A Quick Guide to becoming a Marine Naturalist

Thinking of becoming a marine naturalist? You’ve come to the right place.


Let's start with understanding what a marine naturalist is. You can typically find positions on tour boats, research vessels, and museums. While duties vary by job, the main responsibilities of the naturalist is to educate and collect information about marine life. The majority of marine naturalists work on a boat and are part of the crew so on top of being the “face” of the tour, you can also expect to perform deckhand duties and insure passenger safety. In an emergency situation you would most likely be the liaison between crew and guests and therefore must be able to remain calm under pressure, or at least give the illusion of calm.
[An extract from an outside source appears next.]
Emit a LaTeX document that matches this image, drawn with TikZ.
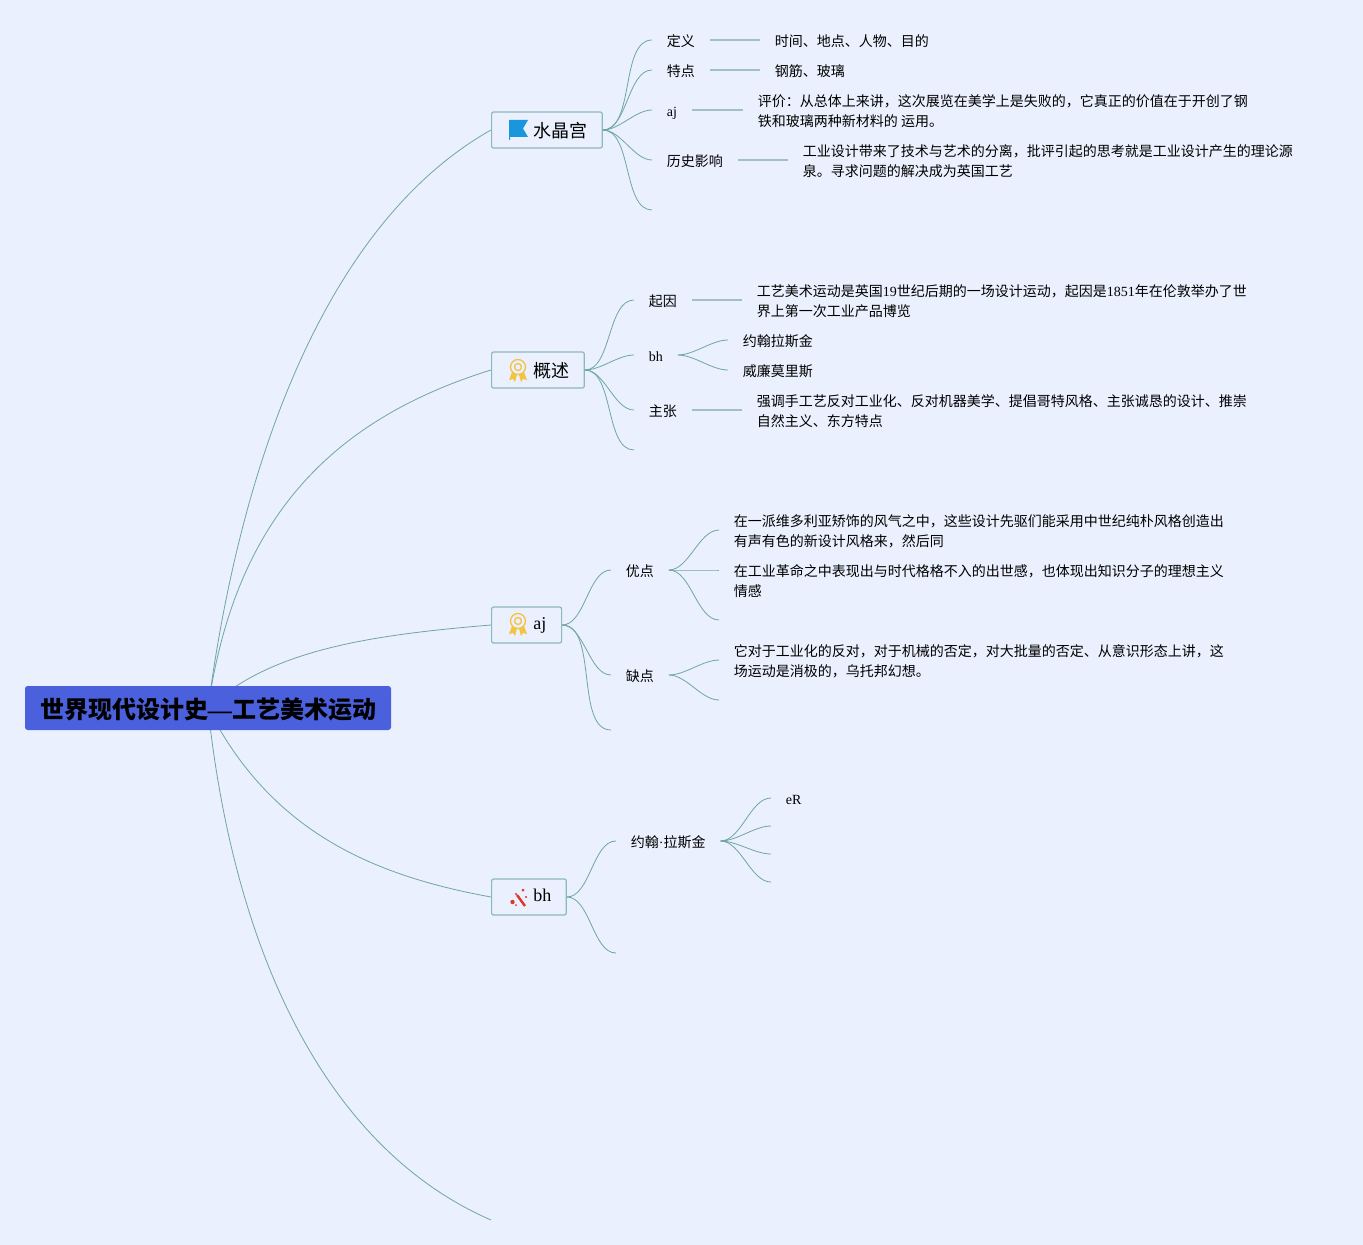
\documentclass[tikz,border=0pt]{standalone}
\usepackage{fontspec}
\setmainfont{Noto Sans CJK SC}
\newfontfamily\latin{Liberation Serif}
\usetikzlibrary{backgrounds}
\definecolor{pagebg}{HTML}{EAF0FD}
\definecolor{curvecol}{HTML}{6FA5A5}
\definecolor{stemcol}{HTML}{A0C0C6}
\definecolor{boxline}{HTML}{8CB8BE}
\definecolor{rootfill}{HTML}{4A60DC}
\definecolor{medalcol}{HTML}{F5C344}
\definecolor{flagcol}{HTML}{1A96DC}
\definecolor{wandcol}{HTML}{E0352B}
\newcommand{\la}[1]{{\latin #1}}
\newcommand{\cm}{\char"FF0C\relax}
\newcommand{\cl}{\char"FF1A\relax}
\tikzset{
  rootnode/.style={fill=rootfill,rounded corners=2pt,minimum width=274.5pt,minimum height=33pt,inner sep=0pt,text height=17pt,text depth=1.2pt,font=\fontsize{18}{22}\selectfont\bfseries},
  topic/.style={draw=boxline,fill=pagebg,line width=0.9pt,rounded corners=1.5pt,anchor=west,minimum height=27pt,inner sep=0pt},
  topictext/.style={anchor=west,inner sep=0pt,font=\fontsize{13.5}{16}\selectfont},
  leaf/.style={anchor=west,inner xsep=11pt,inner ysep=0pt,align=left,font=\fontsize{10.5}{15}\selectfont},
  short/.style={leaf,text height=10.5pt,text depth=1pt},
  curve/.style={draw=curvecol,line width=0.6pt},
  stem/.style={draw=stemcol,line width=1pt},
  sbend/.style={out=0,in=180,looseness=0.8},
  medalicon/.pic={
    \draw[medalcol,line width=1pt] (0,0) circle (7.5);
    \draw[medalcol,line width=1pt] (0,0) circle (3.5);
    \fill[medalcol] (-6,5) -- (-9,13) -- (-5,12) -- (-3,15) -- (-1,7.5) -- cycle;
    \fill[medalcol] (6,5) -- (9,13) -- (5,12) -- (3,15) -- (1,7.5) -- cycle;
  }
}
\begin{document}
\begin{tikzpicture}[x=0.75pt,y=-0.75pt]
\useasboundingbox (0,0) rectangle (1363,1245);
% main nodes
\node[rootnode] (root) at (208,708) {世界现代设计史\la{—}工艺美术运动};
\node[topic,minimum width=83pt] (crystal) at (491,130) {};
\node[topic,minimum width=69.5pt] (outline) at (491,370) {};
\node[topic,minimum width=52.5pt] (aj) at (491,625) {};
\node[topic,minimum width=56pt] (bh) at (491,897) {};
\node[topictext] (crystaltext) at (533,131) {水晶宫};
\node[topictext] (outlinetext) at (533,371) {概述};
\node[topictext] (ajtext) at (533,625) {\la{aj}};
\node[topictext] (bhtext) at (533,895) {\la{bh}};
% icons
\fill[flagcol] (509,120) -- (528,120) -- (523,128.5) -- (528,137) -- (510,137) -- (510,140) -- (509,140) -- cycle;
\pic at (518,367) {medalicon};
\pic at (518,621) {medalicon};
\draw[wandcol,line width=1.8pt] (517,895) -- (525,906);
\fill[wandcol] (523,890) circle (1.5) (512.5,902) circle (2.2) (526,897) circle (1.2) (516,894) circle (1.2) (516,905) circle (1);
% crystal palace branch
\node[short] (def) at (652,40) {定义};
\node[short] (feat) at (652,70) {特点};
\node[short] (eval) at (652,110) {\la{aj}};
\node[short] (hist) at (652,160) {历史影响};
\coordinate (crystalend) at (652,210);
\node[short] (defv) at (760,40) {时间、地点、人物、目的};
\node[short] (featv) at (760,70) {钢筋、玻璃};
\node[leaf] (evalv) at (743,111.5) {评价\cl 从总体上来讲\cm 这次展览在美学上是失败的\cm 它真正的价值在于开创了钢\\铁和玻璃两种新材料的 运用。};
\node[leaf] (histv) at (788,161.5) {工业设计带来了技术与艺术的分离\cm 批评引起的思考就是工业设计产生的理论源\\泉。寻求问题的解决成为英国工艺};
% outline branch
\node[short] (cause) at (634,300) {起因};
\node[short] (obh) at (634,355) {\la{bh}};
\node[short] (claim) at (634,410) {主张};
\coordinate (outlineend) at (634,450);
\node[leaf] (causev) at (742,301.5) {工艺美术运动是英国\la{19}世纪后期的一场设计运动\cm 起因是\la{1851}年在伦敦举办了世\\界上第一次工业产品博览};
\node[short] (ruskin) at (728,340) {约翰拉斯金};
\node[short] (morris) at (728,370) {威廉莫里斯};
\node[leaf] (claimv) at (742,411.5) {强调手工艺反对工业化、反对机器美学、提倡哥特风格、主张诚恳的设计、推崇\\自然主义、东方特点};
% aj branch
\node[short] (pros) at (611,570) {优点};
\node[short] (cons) at (611,675) {缺点};
\coordinate (ajend) at (611,730);
\node[leaf] (prosa) at (719,531.5) {在一派维多利亚矫饰的风气之中\cm 这些设计先驱们能采用中世纪纯朴风格创造出\\有声有色的新设计风格来\cm 然后同};
\node[leaf] (prosb) at (719,581.5) {在工业革命之中表现出与时代格格不入的出世感\cm 也体现出知识分子的理想主义\\情感};
\coordinate (prosend) at (719,620);
\node[leaf] (consa) at (719,661.5) {它对于工业化的反对\cm 对于机械的否定\cm 对大批量的否定、从意识形态上讲\cm 这\\场运动是消极的\cm 乌托邦幻想。};
\coordinate (consend) at (719,700);
% bh branch
\node[short] (john) at (616,841) {约翰\la{·}拉斯金};
\coordinate (bhend) at (616,953);
\node[short] (er) at (771,798) {\la{eR}};
\coordinate (johnb) at (771,826);
\coordinate (johnc) at (771,854);
\coordinate (johnd) at (771,882);
\coordinate (lastend) at (491,1220);
% connectors
\begin{pgfonlayer}{background}
\fill[pagebg] (0,0) rectangle (1363,1245);
\draw[curve] (root.center) .. controls (245,430) and (340,215) .. (crystal.west);
\draw[curve] (root.center) .. controls (235,520) and (330,420) .. (outline.west);
\draw[curve] (root.center) .. controls (270,650) and (370,635) .. (aj.west);
\draw[curve] (root.center) .. controls (270,830) and (370,875) .. (bh.west);
\draw[curve] (root.center) .. controls (235,960) and (330,1150) .. (lastend);
\end{pgfonlayer}
\foreach \kid in {def,feat,eval,hist} \draw[curve] (crystal.east) to[sbend] (\kid.west);
\draw[curve] (crystal.east) to[sbend] (crystalend);
\foreach \kid in {cause,obh,claim} \draw[curve] (outline.east) to[sbend] (\kid.west);
\draw[curve] (outline.east) to[sbend] (outlineend);
\draw[curve] (obh.east) to[sbend] (ruskin.west);
\draw[curve] (obh.east) to[sbend] (morris.west);
\foreach \kid in {pros,cons} \draw[curve] (aj.east) to[sbend] (\kid.west);
\draw[curve] (aj.east) to[sbend] (ajend);
\draw[curve] (pros.east) to[sbend] ([yshift=1.1pt]prosa.west);
\draw[curve] (pros.east) to[sbend] (prosb.west |- pros.east);
\draw[curve] (pros.east) to[sbend] (prosend);
\draw[curve] (cons.east) to[sbend] ([yshift=1.1pt]consa.west);
\draw[curve] (cons.east) to[sbend] (consend);
\draw[curve] (bh.east) to[sbend] (john.west);
\draw[curve] (bh.east) to[sbend] (bhend);
\draw[curve] (john.east) to[sbend] (er.west);
\draw[curve] (john.east) to[sbend] (johnb);
\draw[curve] (john.east) to[sbend] (johnc);
\draw[curve] (john.east) to[sbend] (johnd);
\draw[stem] (def.east) -- (defv.west);
\draw[stem] (feat.east) -- (featv.west);
\draw[stem] (eval.east) -- (evalv.west |- eval.east);
\draw[stem] (hist.east) -- (histv.west |- hist.east);
\draw[stem] (cause.east) -- (causev.west |- cause.east);
\draw[stem] (claim.east) -- (claimv.west |- claim.east);
\end{tikzpicture}
\end{document}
Formal education is not required to obtain a naturalist position, but you must be knowledgeable about marine life because you have to be able to identify the many species you encounter in nature. The key to becoming a great naturalist is to study. There is always something new to learn and the more you know, the better you can educate and share with your audience.


Part of being a great naturalist means being lively and entertaining your tour group so public speaking skills is another must for this position. We have all had a boring tour guide and that's the last thing you want to be remembered as. Some ways to better your skills are to give a tour to people you trust and then ask for their critique. You can also film yourself then watch it back- if it starts to bore you then you’re most likely boring your guests. If you can handle the harsh criticism of the internet, consider making some educational content. The point is, the more practice you get the better you’ll become.


If the last paragraph started to discourage you, you are not alone. My advice to you is to find a tour position. My first official marine naturalist position was on a whale watching tour boat and I had proper training with reading materials provided to me. During training, I was working with someone and didn’t have to work alone, at least not until I was ready. Having someone there to help you and share their knowledge is fundamental. On a tour, you also become more comfortable talking in front of an audience. Once you gain experience, you can apply to more research related opportunities if you choose.


On a research team a naturalist’s position is typically species identification and activity documentation. These are usually short-term positions as you are hired for the data collecting portion of the research which tends to be fairly short. However with proper planning and connections this can be a constant career.


If you enjoy sharing your love & knowledge of the ocean then becoming a marine naturalist might be for you.